Written problem
The entries below should be quoted exactly, with no pictures carried over.

Supplied entries
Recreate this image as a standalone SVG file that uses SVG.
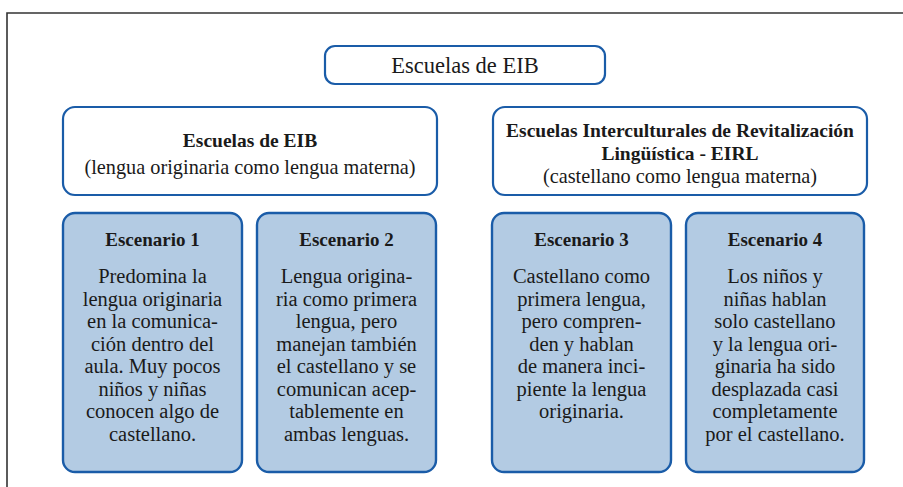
<svg xmlns="http://www.w3.org/2000/svg" width="903" height="487" viewBox="0 0 903 487">
<style>
  .frame { fill: none; stroke: #333; stroke-width: 1.6; }
  .box { fill: #fff; stroke: #1a5ca8; stroke-width: 2.2; }
  .scn { fill: #b3cbe3; stroke: #1a5ca8; stroke-width: 2.4; }
  text { font-family: "Liberation Serif", "DejaVu Serif", serif; fill: #1a1a1a; text-anchor: middle; }
  .top { font-size: 22.5px; }
  .h { font-size: 19.5px; font-weight: bold; }
  .sub { font-size: 20.3px; }
  .t { font-size: 19px; font-weight: bold; }
  .b { font-size: 20.5px; }
</style>
<rect x="0" y="0" width="903" height="487" fill="#fff"/>
<path class="frame" d="M7,490 V13 H910"/>

<g id="root">
  <rect class="box" x="325" y="46" width="280" height="38" rx="10"/>
  <text class="top" x="465" y="73">Escuelas de EIB</text>
</g>

<g id="eib">
  <rect class="box" x="63" y="107" width="374" height="88" rx="12"/>
  <text class="h" x="250" y="147">Escuelas de EIB</text>
  <text class="sub" x="250" y="174">(lengua originaria como lengua materna)</text>
</g>

<g id="eirl">
  <rect class="box" x="493" y="107" width="374" height="88" rx="12"/>
  <text class="h" x="680" y="137">Escuelas Interculturales de Revitalización</text>
  <text class="h" x="680" y="160">Lingüística - EIRL</text>
  <text class="sub" x="680" y="183">(castellano como lengua materna)</text>
</g>

<g id="esc1">
  <rect class="scn" x="63" y="213" width="179" height="259" rx="12"/>
  <text class="t" x="152.5" y="246">Escenario 1</text>
  <text class="b" x="152.5" y="283">Predomina la</text>
  <text class="b" x="152.5" y="305.5">lengua originaria</text>
  <text class="b" x="152.5" y="328">en la comunica-</text>
  <text class="b" x="152.5" y="350.5">ción dentro del</text>
  <text class="b" x="152.5" y="373">aula. Muy pocos</text>
  <text class="b" x="152.5" y="395.5">niños y niñas</text>
  <text class="b" x="152.5" y="418">conocen algo de</text>
  <text class="b" x="152.5" y="440.5">castellano.</text>
</g>

<g id="esc2">
  <rect class="scn" x="257" y="213" width="179" height="259" rx="12"/>
  <text class="t" x="346.5" y="246">Escenario 2</text>
  <text class="b" x="346.5" y="283">Lengua origina-</text>
  <text class="b" x="346.5" y="305.5">ria como primera</text>
  <text class="b" x="346.5" y="328">lengua, pero</text>
  <text class="b" x="346.5" y="350.5">manejan también</text>
  <text class="b" x="346.5" y="373">el castellano y se</text>
  <text class="b" x="346.5" y="395.5">comunican acep-</text>
  <text class="b" x="346.5" y="418">tablemente en</text>
  <text class="b" x="346.5" y="440.5">ambas lenguas.</text>
</g>

<g id="esc3">
  <rect class="scn" x="492" y="213" width="179" height="259" rx="12"/>
  <text class="t" x="581.5" y="246">Escenario 3</text>
  <text class="b" x="581.5" y="283">Castellano como</text>
  <text class="b" x="581.5" y="305.5">primera lengua,</text>
  <text class="b" x="581.5" y="328">pero compren-</text>
  <text class="b" x="581.5" y="350.5">den y hablan</text>
  <text class="b" x="581.5" y="373">de manera inci-</text>
  <text class="b" x="581.5" y="395.5">piente la lengua</text>
  <text class="b" x="581.5" y="418">originaria.</text>
</g>

<g id="esc4">
  <rect class="scn" x="686" y="213" width="178" height="259" rx="12"/>
  <text class="t" x="775" y="246">Escenario 4</text>
  <text class="b" x="775" y="283">Los niños y</text>
  <text class="b" x="775" y="305.5">niñas hablan</text>
  <text class="b" x="775" y="328">solo castellano</text>
  <text class="b" x="775" y="350.5">y la lengua ori-</text>
  <text class="b" x="775" y="373">ginaria ha sido</text>
  <text class="b" x="775" y="395.5">desplazada casi</text>
  <text class="b" x="775" y="418">completamente</text>
  <text class="b" x="775" y="440.5">por el castellano.</text>
</g>

<g id="connectors"></g>
</svg>
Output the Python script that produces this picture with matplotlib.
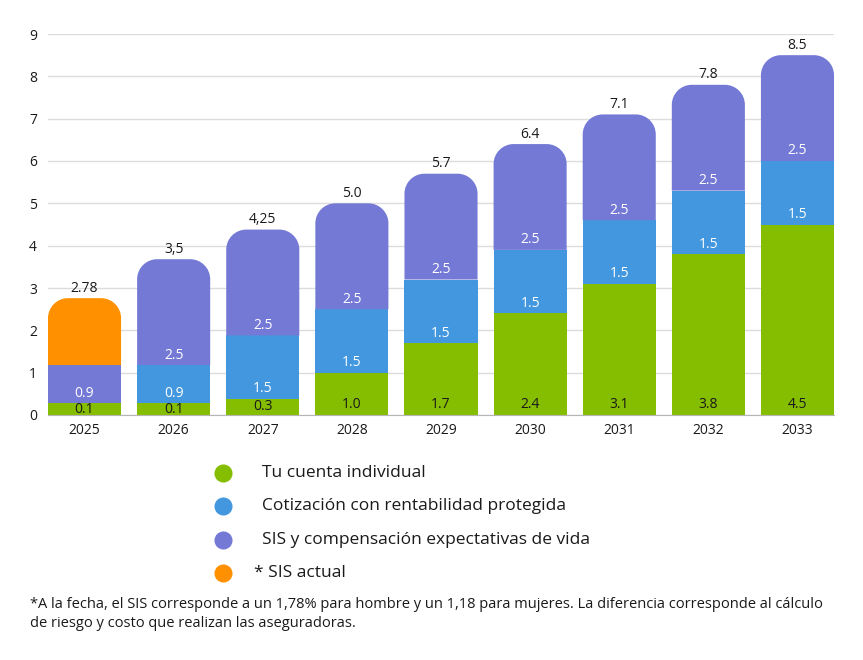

Task output
Recreate this image as a standalone SVG file that uses SVG.
<svg xmlns="http://www.w3.org/2000/svg" width="903" height="487" viewBox="0 0 903 487">
<style>
  .frame { fill: none; stroke: #333; stroke-width: 1.6; }
  .box { fill: #fff; stroke: #1a5ca8; stroke-width: 2.2; }
  .scn { fill: #b3cbe3; stroke: #1a5ca8; stroke-width: 2.4; }
  text { font-family: "Liberation Serif", "DejaVu Serif", serif; fill: #1a1a1a; text-anchor: middle; }
  .top { font-size: 22.5px; }
  .h { font-size: 19.5px; font-weight: bold; }
  .sub { font-size: 20.3px; }
  .t { font-size: 19px; font-weight: bold; }
  .b { font-size: 20.5px; }
</style>
<rect x="0" y="0" width="903" height="487" fill="#fff"/>
<path class="frame" d="M7,490 V13 H910"/>

<g id="root">
  <rect class="box" x="325" y="46" width="280" height="38" rx="10"/>
  <text class="top" x="465" y="73">Escuelas de EIB</text>
</g>

<g id="eib">
  <rect class="box" x="63" y="107" width="374" height="88" rx="12"/>
  <text class="h" x="250" y="147">Escuelas de EIB</text>
  <text class="sub" x="250" y="174">(lengua originaria como lengua materna)</text>
</g>

<g id="eirl">
  <rect class="box" x="493" y="107" width="374" height="88" rx="12"/>
  <text class="h" x="680" y="137">Escuelas Interculturales de Revitalización</text>
  <text class="h" x="680" y="160">Lingüística - EIRL</text>
  <text class="sub" x="680" y="183">(castellano como lengua materna)</text>
</g>

<g id="esc1">
  <rect class="scn" x="63" y="213" width="179" height="259" rx="12"/>
  <text class="t" x="152.5" y="246">Escenario 1</text>
  <text class="b" x="152.5" y="283">Predomina la</text>
  <text class="b" x="152.5" y="305.5">lengua originaria</text>
  <text class="b" x="152.5" y="328">en la comunica-</text>
  <text class="b" x="152.5" y="350.5">ción dentro del</text>
  <text class="b" x="152.5" y="373">aula. Muy pocos</text>
  <text class="b" x="152.5" y="395.5">niños y niñas</text>
  <text class="b" x="152.5" y="418">conocen algo de</text>
  <text class="b" x="152.5" y="440.5">castellano.</text>
</g>

<g id="esc2">
  <rect class="scn" x="257" y="213" width="179" height="259" rx="12"/>
  <text class="t" x="346.5" y="246">Escenario 2</text>
  <text class="b" x="346.5" y="283">Lengua origina-</text>
  <text class="b" x="346.5" y="305.5">ria como primera</text>
  <text class="b" x="346.5" y="328">lengua, pero</text>
  <text class="b" x="346.5" y="350.5">manejan también</text>
  <text class="b" x="346.5" y="373">el castellano y se</text>
  <text class="b" x="346.5" y="395.5">comunican acep-</text>
  <text class="b" x="346.5" y="418">tablemente en</text>
  <text class="b" x="346.5" y="440.5">ambas lenguas.</text>
</g>

<g id="esc3">
  <rect class="scn" x="492" y="213" width="179" height="259" rx="12"/>
  <text class="t" x="581.5" y="246">Escenario 3</text>
  <text class="b" x="581.5" y="283">Castellano como</text>
  <text class="b" x="581.5" y="305.5">primera lengua,</text>
  <text class="b" x="581.5" y="328">pero compren-</text>
  <text class="b" x="581.5" y="350.5">den y hablan</text>
  <text class="b" x="581.5" y="373">de manera inci-</text>
  <text class="b" x="581.5" y="395.5">piente la lengua</text>
  <text class="b" x="581.5" y="418">originaria.</text>
</g>

<g id="esc4">
  <rect class="scn" x="686" y="213" width="178" height="259" rx="12"/>
  <text class="t" x="775" y="246">Escenario 4</text>
  <text class="b" x="775" y="283">Los niños y</text>
  <text class="b" x="775" y="305.5">niñas hablan</text>
  <text class="b" x="775" y="328">solo castellano</text>
  <text class="b" x="775" y="350.5">y la lengua ori-</text>
  <text class="b" x="775" y="373">ginaria ha sido</text>
  <text class="b" x="775" y="395.5">desplazada casi</text>
  <text class="b" x="775" y="418">completamente</text>
  <text class="b" x="775" y="440.5">por el castellano.</text>
</g>

<g id="connectors"></g>
</svg>
Output the Python script that produces this picture with matplotlib.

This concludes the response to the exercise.